A Data Model is a visual representation of data in an organization or a part of it. ER diagrams, Object Oriented modelling, Data flow modeling and Physical Data Modeling are some common types of Data Models.  


Metadata is data about data. It can be viewed as a data labelling system. Examples include date, source and owner of a piece of data; or the geographical coordinates of a photograph; the business users’ name for a computed metric; the change management log against a single column in an RDBMS table; or statistical information like min, max values of a column.  

Data Governance is the set of processes, structures, and policies that ensure that an organization’s information security risks are managed effectively. It makes sure that data is used appropriately, complies with regulations, and aligns with organizational goals. Data assets ownership, Data quality management, compliance and regulations, data lifecycle management, change management, data cataloguing and metadata management come under the purview of Data Governance. 

Data Governance leverages metadata while framing policies and rules around data usage. For example, access is usually restricted for sensitive information like Personally Identified Information (PII). Defining roles, user groups and access rules is only one part of the task. Implementation is another. Attaching metadata like “privacy level” while defining the Data model can be of great support in automating Governance enforcementOther examples include data lineage traceability to external data sources (e.g. Primary key in the external data source), business entity names and variants (eg. customer, consumer, client). 

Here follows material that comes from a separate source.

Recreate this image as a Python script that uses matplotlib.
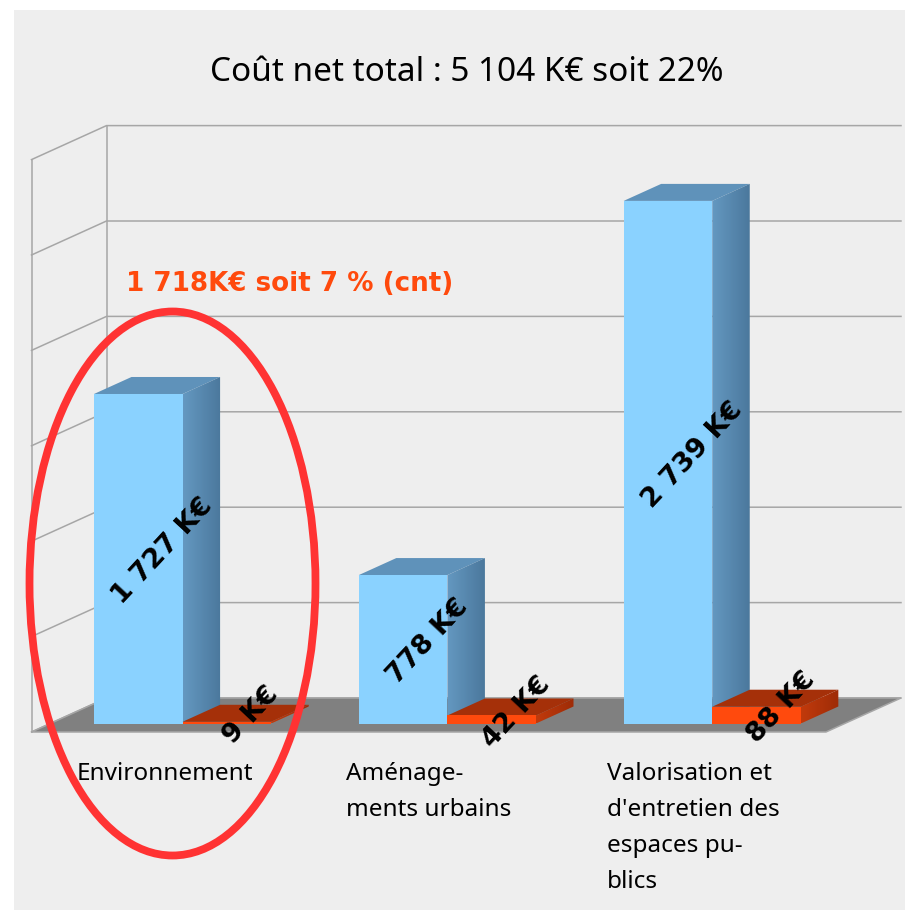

Data Model Driven Data Governance (DMDG)

Data Model Driven Data Governance approach adds Governance related metadata to the Data Model itself. By defining data standards and policies, DMDG can help to ensure that data is accurate, complete, and consistent. In addition to the technical requirements like data type and size, data model shall have metadata that is required to steer Data Governance policies. This approach supports automation of data governance. Improved data quality, data usability and improved security & compliance are the main advantages. 

You can define the structure, semantics and relationships of data assets. For example, adding depart. For example, department name can add organizational structure. Storing corresponding business entity name against a table or an attribute helps in adding semantics. Adding primary key of external source table in the migration target table enables data lineage traceability, which is one kind of relationship. 

Evolution or Revolution?

Traditionally data models have been capturing the technical metadata like the data type, length, default values and check constraints (Y/N/Null). Comments are supported by almost all popular databases and designer tools to add business meaning to the data objects. Consistent naming standards, usage of domains (e.g. Name is a String of 20 characters) have been the best practices that stood the test of time. Adding business level metadata beyond a one liner comments makes logical sense and simplifies data governance. In short, using additional metadata to implement data governance is an evolution rather than revolution. Rules implementation is can be tied to metadata. For example, automated data archival workflows can filter based on the retention period meta data. 

Common Governance rules addressed using DMDG

  1. Data policies
    • Procedures and processes for data management
    • Data access, quality, security and life cycle management
  2. Data standards
    • Rules and guidelines regarding data collection and usage
  3. Data dictionaries and catalogues
    • All the required metadata shall be stored along with data object definitions like table definitions
  4. Access roles
    • In addition to the traditional roles like End user, Administrator, Developer and Tester, new roles come into picture to enforce data governance
    • Data owners (e.g. departments), Data stewards (corresponding MDM team) and Security owner (corresponding security team)
  5. Automated Governance Workflows
    • Automation scripts can be added to carry out governance related tasks. For example, data life cycle management, auto-assigning operations tickets for master data
    • Trigger based alerts generation or kicking off pre-defined workflows when resource quotas reach a warning threshold can be useful in effective cost management
  6. Reporting and compliance
    • Access, resource usage, master data changes are some of the commonly monitored governance reports. These can be generated based on organizational structure as defined by the metadata.